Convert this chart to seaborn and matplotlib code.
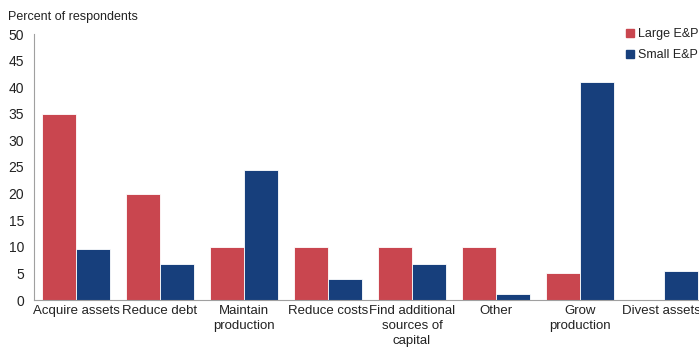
import matplotlib
matplotlib.use("Agg")
import matplotlib.pyplot as plt
import matplotlib.transforms as mtransforms
from matplotlib.lines import Line2D
import seaborn as sns
import pandas as pd
import numpy as np

categories = ["Acquire assets", "Reduce debt", "Maintain\nproduction", "Reduce costs",
              "Find additional\nsources of\ncapital", "Other", "Grow\nproduction", "Divest assets"]
large_ep = [35, 20, 10, 10, 10, 10, 5, 0]
small_ep = [9.5, 6.8, 24.5, 4, 6.8, 1.2, 41, 5.5]
series = ["Large E&P", "Small E&P"]
colors = ["#C9464F", "#173F7C"]
yticks = [0, 5, 10, 15, 20, 25, 30, 35, 40, 45, 50]

df = pd.DataFrame({
    "category": categories * 2,
    "value": large_ep + small_ep,
    "series": [series[0]] * len(categories) + [series[1]] * len(categories),
})

sns.set_style("white")
plt.rcParams["font.family"] = ["Liberation Sans", "DejaVu Sans"]

W, H = 699, 347
fig = plt.figure(figsize=(W / 100, H / 100), dpi=100)
ax = fig.add_axes([34 / W, (H - 300) / H, 672 / W, 266 / H])

sns.barplot(data=df, x="category", y="value", hue="series", order=categories,
            hue_order=series, palette=colors, saturation=1, width=0.8,
            edgecolor="white", linewidth=0.6, ax=ax, legend=False)

ax.set_xlim(-0.5, len(categories) - 0.5)
ax.set_ylim(0, 50)
ax.set_yticks(yticks)
ax.set_xlabel("")
ax.set_ylabel("")

for side in ["top", "right"]:
    ax.spines[side].set_visible(False)
for side in ["left", "bottom"]:
    ax.spines[side].set_color("#A0A0A0")
    ax.spines[side].set_linewidth(0.8)

ax.tick_params(axis="y", which="major", length=4, width=0.8, color="#A0A0A0",
               labelsize=10, labelcolor="#222222", pad=3)
ax.tick_params(axis="x", which="major", length=0, labelsize=9.5,
               labelcolor="#222222", pad=3.5)
ax.set_xticks(np.arange(0.5, len(categories) - 0.5, 1), minor=True)
ax.tick_params(axis="x", which="minor", length=4, width=0.8, color="#A0A0A0")
for lbl in ax.get_xticklabels():
    lbl.set_multialignment("center")
    lbl.set_linespacing(1.32)
# keep the rightmost label inside the figure edge
last = ax.get_xticklabels()[-1]
last.set_transform(last.get_transform() +
                   mtransforms.ScaledTranslation(-3 / 100, 0, fig.dpi_scale_trans))

fig.text(8 / W, 1 - 17 / H, "Percent of respondents", fontsize=9,
         color="#222222", va="center", ha="left")

handles = [Line2D([], [], marker="s", linestyle="", markersize=5.5,
                  markerfacecolor=c, markeredgecolor=c) for c in colors]
fig.legend(handles, series, loc="upper left", bbox_to_anchor=(626 / W, 1 - 28 / H),
           frameon=False, fontsize=9, handlelength=0.6, handletextpad=0.35,
           labelspacing=0.75, borderpad=0, borderaxespad=0, labelcolor="#222222")

fig.savefig("out.png", dpi=100)
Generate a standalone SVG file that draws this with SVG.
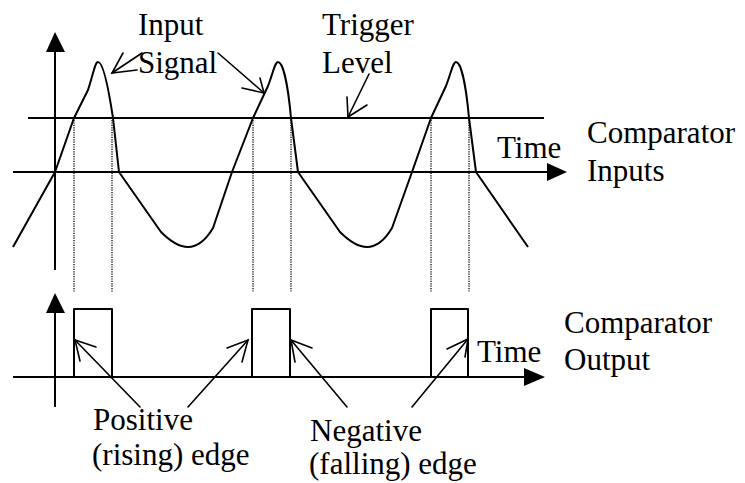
<svg xmlns="http://www.w3.org/2000/svg" width="745" height="483" viewBox="0 0 745 483">
<style>
.ln{stroke:#000;stroke-width:2;fill:none;stroke-linejoin:round}
.an{stroke:#000;stroke-width:1.6;fill:none;stroke-linecap:round}
.dt{stroke:#000;stroke-width:1.3;stroke-dasharray:1.2 1.2;fill:none}
.ah{fill:#000}
</style>
<rect width="745" height="483" fill="#fff"/>
<g id="top-axes">
<line class="ln" x1="55" y1="45" x2="55" y2="270"/>
<polygon class="ah" points="55,32 46,52 65,52"/>
<line class="ln" x1="13" y1="172" x2="550" y2="172"/>
<polygon class="ah" points="567,172 547,163 547,181"/>
</g>
<g id="trigger-level">
<line class="ln" x1="28" y1="118" x2="544" y2="118"/>
</g>
<g id="input-signal">
<path class="ln" d="M13,247 L55,172 L74,118 L88,90 C93,75 95,62 98,62 C103,62 108,85 113,118 L119,172 L161,232 C171,242 179,247 188,247 C199,247 207,238 213,228 L232,172 L253,118 L268,86 C273,73 275,62 278,62 C283,62 288,85 291,118 L298,172 L340,232 C350,242 358,247 367,247 C378,247 386,238 392,228 L412,172 L431,118 L446,86 C451,73 453,62 456,62 C461,62 466,85 469,118 L476,172 L528,247"/>
</g>
<g id="dotted-guides">
<line class="dt" x1="74" y1="120" x2="74" y2="292"/>
<line class="dt" x1="112" y1="120" x2="112" y2="292"/>
<line class="dt" x1="253" y1="120" x2="253" y2="292"/>
<line class="dt" x1="291" y1="120" x2="291" y2="292"/>
<line class="dt" x1="431" y1="120" x2="431" y2="292"/>
<line class="dt" x1="469" y1="120" x2="469" y2="292"/>
</g>
<g id="bottom-axes">
<line class="ln" x1="55" y1="305" x2="55" y2="407"/>
<polygon class="ah" points="55,293 46,313 65,313"/>
<line class="ln" x1="13" y1="377" x2="528" y2="377"/>
<polygon class="ah" points="545,377 524,368 524,386"/>
</g>
<g id="comparator-output">
<polyline class="ln" points="74,377 74,309 112,309 112,377"/>
<polyline class="ln" points="252,377 252,309 290,309 290,377"/>
<polyline class="ln" points="431,377 431,309 468,309 468,377"/>
</g>
<g id="connectors">
<line class="an" x1="142" y1="53" x2="112" y2="73"/>
<polyline class="an" points="123,53 112,73 137,70"/>
<line class="an" x1="218" y1="53" x2="264" y2="93"/>
<polyline class="an" points="242,88 264,93 260,78"/>
<line class="an" x1="369" y1="74" x2="348" y2="117"/>
<polyline class="an" points="347,97 348,117 367,105"/>
<line class="an" x1="140" y1="407" x2="75" y2="340"/>
<polyline class="an" points="96,347 75,340 80,361"/>
<line class="an" x1="188" y1="407" x2="248" y2="340"/>
<polyline class="an" points="227,348 248,340 242,362"/>
<line class="an" x1="347" y1="407" x2="291" y2="340"/>
<polyline class="an" points="312,348 291,340 295,362"/>
<line class="an" x1="412" y1="407" x2="468" y2="339"/>
<polyline class="an" points="447,349 468,339 465,357"/>
</g>
<g id="labels" font-family="'Liberation Serif', 'Times New Roman', Times, serif" font-size="31" fill="#000">
<text x="138" y="35">Input</text>
<text x="138" y="73">Signal</text>
<text x="322" y="35">Trigger</text>
<text x="322" y="73">Level</text>
<text x="497" y="158">Time</text>
<text x="587" y="143">Comparator</text>
<text x="587" y="181">Inputs</text>
<text x="477" y="362">Time</text>
<text x="564" y="333">Comparator</text>
<text x="564" y="370">Output</text>
<text x="93" y="430">Positive</text>
<text x="92" y="465">(rising) edge</text>
<text x="310" y="441">Negative</text>
<text x="309" y="474">(falling) edge</text>
</g>
</svg>
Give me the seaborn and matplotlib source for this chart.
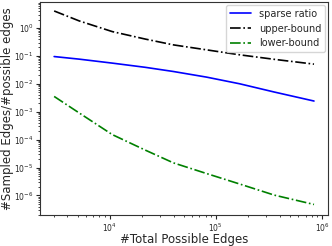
import pandas as pd
import matplotlib
matplotlib.use('Agg')
import matplotlib.pyplot as plt
import seaborn as sns

# values (log-log)
total_edges = [3000, 5170, 10600, 21700, 39900, 81900, 167600, 355700, 841000]
sparse_ratio = [0.0944, 0.0762, 0.0549, 0.0388, 0.0275, 0.0173, 0.0100, 0.00506, 0.00241]
upper_bound = [4.05, 1.78, 0.738, 0.398, 0.247, 0.164, 0.109, 0.075, 0.0505]
lower_bound = [0.00352, 9.0e-4, 1.51e-4, 4.2e-5, 1.47e-5, 6.1e-6, 2.58e-6, 1.03e-6, 4.77e-7]

df = pd.DataFrame({'edges': total_edges, 'sparse': sparse_ratio,
                   'upper': upper_bound, 'lower': lower_bound})

sns.set_style('ticks')
plt.rcParams['font.family'] = ['DejaVu Sans']

fig = plt.figure(figsize=(3.32, 2.46), dpi=100)
ax = fig.add_axes([0.12, 0.126, 0.868, 0.866])

sns.lineplot(data=df, x='edges', y='sparse', ax=ax, color='blue', lw=1.2, label='sparse ratio')
sns.lineplot(data=df, x='edges', y='upper', ax=ax, color='black', lw=1.2, ls='-.', label='upper-bound')
sns.lineplot(data=df, x='edges', y='lower', ax=ax, color='green', lw=1.2, ls='-.', label='lower-bound')

ax.set_xscale('log')
ax.set_yscale('log')
ax.set_xlim(2200, 1.14e6)
ax.set_ylim(2e-7, 8.5)
ax.set_xlabel('#Total Possible Edges', fontsize=8.5)
ax.set_ylabel('#Sampled Edges/#possible edges', fontsize=8.5)
ax.xaxis.set_label_coords(0.5, -0.086)
ax.yaxis.set_label_coords(-0.09, 0.5)
ax.tick_params(labelsize=5.5, pad=1.5, length=3)
ax.tick_params(which='minor', length=1.5)
for s in ax.spines.values():
    s.set_color('#333333')
ax.legend(loc='upper right', fontsize=7, frameon=True, borderaxespad=0.3, handlelength=2.2)

fig.savefig('out.png', dpi=100)
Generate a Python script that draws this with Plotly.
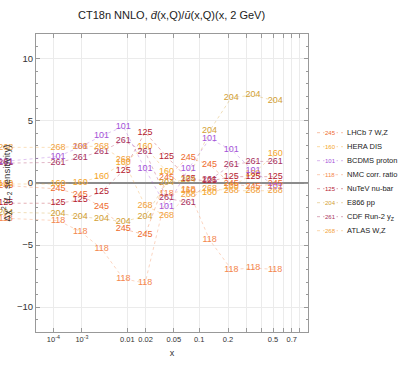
import plotly.graph_objects as go

# ---------------- data ----------------
x_points = [1e-12, 1.6e-4, 9.0e-4, 3.1e-3, 8.5e-3, 0.0197, 0.040, 0.075, 0.13, 0.215, 0.34, 0.52]

lhcb_245 = [-0.2, -0.48, -0.94, -1.95, -3.7, -4.18, 0.45, 2.06, 1.47, -0.1, -0.27, -0.08]
hera_160 = [-0.08, -0.08, 0.05, 0.54, 1.6, 2.92, 0.91, -0.6, -0.8, -0.3, 0.75, 2.33]
bcdms_101 = [1.75, 2.14, 2.9, 3.8, 4.55, 1.12, -1.95, 1.12, 3.55, 2.68, 1.0, -0.27]
nmc_118 = [-2.84, -3.03, -3.9, -5.3, -7.71, -8.06, -0.88, -0.55, -4.58, -6.96, -6.85, -6.96]
nutev_125 = [-1.63, -1.63, -1.37, -0.7, 1.0, 4.07, 2.14, 0.32, 0.15, 0.51, 0.51, 0.51]
e866_204 = [-2.36, -2.44, -2.7, -2.9, -3.1, -2.68, 0.0, 0.3, 4.2, 6.88, 7.07, 6.61]
cdf_261 = [1.6, 1.66, 2.06, 2.55, 3.4, 2.52, -1.2, -1.6, 0.25, 1.45, 1.74, 1.74]
atlas_268 = [2.87, 2.87, 2.95, 2.95, 1.87, -1.82, -2.65, -0.95, -0.46, -0.62, -0.62, -0.62]

series_ids = ["245", "160", "101", "118", "125", "204", "261", "268"]
series_names = ["LHCb 7 W,Z", "HERA DIS", "BCDMS proton", "NMC corr. ratio",
                "NuTeV nu-bar", "E866 pp", "CDF Run-2 y<sub>Z</sub>", "ATLAS W,Z"]
series_values = [lhcb_245, hera_160, bcdms_101, nmc_118, nutev_125, e866_204, cdf_261, atlas_268]
series_rgb = [(238, 106, 44), (244, 165, 42), (164, 82, 216), (244, 135, 78),
              (181, 32, 47), (210, 160, 52), (168, 50, 94), (242, 162, 60)]

x_tick_values = [1e-4, 1e-3, 0.01, 0.02, 0.05, 0.1, 0.2, 0.3, 0.4, 0.5, 0.6, 0.7, 0.8]
x_tick_labels = ["10<sup>-4</sup>", "10<sup>-3</sup>", "0.01", "0.02", "0.05", "0.1", "0.2",
                 "", "", "0.5", "", "0.7", ""]
y_tick_values = [-10, -5, 0, 5, 10]
y_tick_labels = ["\u221210", "\u22125", "0", "5", "10"]

POWER = 0.2  # x-axis scale: x^0.2


def scale(v):
    return v ** POWER


def rgba(c, a):
    return "rgba(%d,%d,%d,%.2f)" % (c[0], c[1], c[2], a)


FONT = "Liberation Sans, Arial, Helvetica, sans-serif"

# geometry (pixels)
PAGE_W, PAGE_H = 399, 366
L, R, T, B = 36, 308, 34, 332          # visible frame
U_LEFT, U_RIGHT = 0.1024, 0.9838       # frame range in scaled units
PX_PER_U = (R - L) / (U_RIGHT - U_LEFT)
U_DATA_LEFT = U_LEFT - L / PX_PER_U    # data layer reaches the page's left edge

fig = go.Figure()

# empty trace so the framed subplot (axes, grid, ticks) is drawn
fig.add_trace(go.Scatter(x=[], y=[], xaxis="x", yaxis="y", mode="lines",
                         showlegend=False, hoverinfo="skip"))

# data layer (extends to the page's left edge so lines are not cut at the frame)
for sid, vals, c in zip(series_ids, series_values, series_rgb):
    fig.add_trace(go.Scatter(
        x=[scale(v) for v in x_points], y=vals,
        xaxis="x2", yaxis="y2",
        mode="lines+text", text=[sid] * len(vals),
        textposition="middle center",
        textfont=dict(family=FONT, size=9, color=rgba(c, 1)),
        line=dict(color=rgba(c, 0.5), width=0.7, dash="dot"),
        cliponaxis=False, showlegend=False, hoverinfo="skip",
    ))


def px_to_paper_x(p):
    return p / R


def px_to_paper_y(p):
    return (B - p) / (B - T)


shapes = []
annotations = []
for i, (sid, name, c) in enumerate(zip(series_ids, series_names, series_rgb)):
    yp = px_to_paper_y(132.7 + 14 * i)
    shapes.append(dict(type="line", xref="paper", yref="paper",
                       x0=px_to_paper_x(317), x1=px_to_paper_x(343), y0=yp, y1=yp,
                       line=dict(color=rgba(c, 0.6), width=0.7, dash="dot")))
    annotations.append(dict(xref="paper", yref="paper", x=px_to_paper_x(330), y=yp,
                            text=sid, showarrow=False, xanchor="center", yanchor="middle",
                            font=dict(family=FONT, size=6, color=rgba(c, 1)), bgcolor="white",
                            borderpad=0))
    annotations.append(dict(xref="paper", yref="paper", x=px_to_paper_x(346), y=yp,
                            text=name, showarrow=False, xanchor="left", yanchor="middle",
                            font=dict(family=FONT, size=7.5, color="#222"), borderpad=0))

fig.update_layout(
    width=PAGE_W, height=PAGE_H,
    margin=dict(l=0, r=PAGE_W - R, t=T, b=PAGE_H - B, autoexpand=False),
    paper_bgcolor="white", plot_bgcolor="rgba(0,0,0,0)",
    title=dict(text="CT18n NNLO, <i>d\u0304</i>(x,Q)/<i>u\u0304</i>(x,Q)(x, 2 GeV)",
               x=0.43, xanchor="center", y=1 - 15 / PAGE_H, yanchor="middle",
               font=dict(family=FONT, size=11, color="#222")),
    shapes=shapes, annotations=annotations,
    # visible frame axes
    xaxis=dict(domain=[L / R, 1], anchor="y",
               range=[U_LEFT, U_RIGHT], tickvals=[scale(v) for v in x_tick_values],
               ticktext=x_tick_labels, ticks="inside", ticklen=4, tickcolor="#999",
               tickangle=0, automargin=False, fixedrange=True,
               showline=True, linecolor="#999", linewidth=1, mirror="allticks",
               showgrid=True, gridcolor="#EBEBEB", gridwidth=1, zeroline=False,
               tickfont=dict(family=FONT, size=7.5, color="#333"),
               title=dict(text="x", font=dict(family=FONT, size=9, color="#333"), standoff=6)),
    yaxis=dict(domain=[0, 1], anchor="x",
               range=[-12, 12], tickvals=y_tick_values, ticktext=y_tick_labels,
               ticks="inside", ticklen=4, tickcolor="#999", automargin=False, fixedrange=True,
               minor=dict(dtick=1, ticks="inside", ticklen=2, tickcolor="#999", showgrid=False),
               showline=True, linecolor="#999", linewidth=1, mirror="allticks",
               showgrid=True, gridcolor="#EBEBEB", gridwidth=1,
               zeroline=True, zerolinecolor="#8C8C8C", zerolinewidth=1.5,
               tickfont=dict(family=FONT, size=9.5, color="#333"),
               title=dict(text="\u0394\u03c7<sup>2</sup> (<i>L</i><sub>2</sub> sensitivity)",
                          font=dict(family=FONT, size=9.5, color="#333"), standoff=4)),
    # data layer axes (same scales, hidden)
    xaxis2=dict(domain=[0, 1], anchor="y2", range=[U_DATA_LEFT, U_RIGHT],
                visible=False, fixedrange=True),
    yaxis2=dict(domain=[0, 1], anchor="x2", range=[-12, 12], visible=False, fixedrange=True),
)

fig.write_html("out.html",
               config={"displayModeBar": False, "staticPlot": True},
               post_script="document.body.style.margin='0px';document.body.style.padding='0px';")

Exercise |
Without the pictures, write out the lines from the beginning of the entries through the line with "ax.spines[side].set_linewidth(0.8)".

Exercise output |
Convert this chart to seaborn and matplotlib code.
import matplotlib
matplotlib.use("Agg")
import matplotlib.pyplot as plt
import matplotlib.transforms as mtransforms
from matplotlib.lines import Line2D
import seaborn as sns
import pandas as pd
import numpy as np

categories = ["Acquire assets", "Reduce debt", "Maintain\nproduction", "Reduce costs",
              "Find additional\nsources of\ncapital", "Other", "Grow\nproduction", "Divest assets"]
large_ep = [35, 20, 10, 10, 10, 10, 5, 0]
small_ep = [9.5, 6.8, 24.5, 4, 6.8, 1.2, 41, 5.5]
series = ["Large E&P", "Small E&P"]
colors = ["#C9464F", "#173F7C"]
yticks = [0, 5, 10, 15, 20, 25, 30, 35, 40, 45, 50]

df = pd.DataFrame({
    "category": categories * 2,
    "value": large_ep + small_ep,
    "series": [series[0]] * len(categories) + [series[1]] * len(categories),
})

sns.set_style("white")
plt.rcParams["font.family"] = ["Liberation Sans", "DejaVu Sans"]

W, H = 699, 347
fig = plt.figure(figsize=(W / 100, H / 100), dpi=100)
ax = fig.add_axes([34 / W, (H - 300) / H, 672 / W, 266 / H])

sns.barplot(data=df, x="category", y="value", hue="series", order=categories,
            hue_order=series, palette=colors, saturation=1, width=0.8,
            edgecolor="white", linewidth=0.6, ax=ax, legend=False)

ax.set_xlim(-0.5, len(categories) - 0.5)
ax.set_ylim(0, 50)
ax.set_yticks(yticks)
ax.set_xlabel("")
ax.set_ylabel("")

for side in ["top", "right"]:
    ax.spines[side].set_visible(False)
for side in ["left", "bottom"]:
    ax.spines[side].set_color("#A0A0A0")
    ax.spines[side].set_linewidth(0.8)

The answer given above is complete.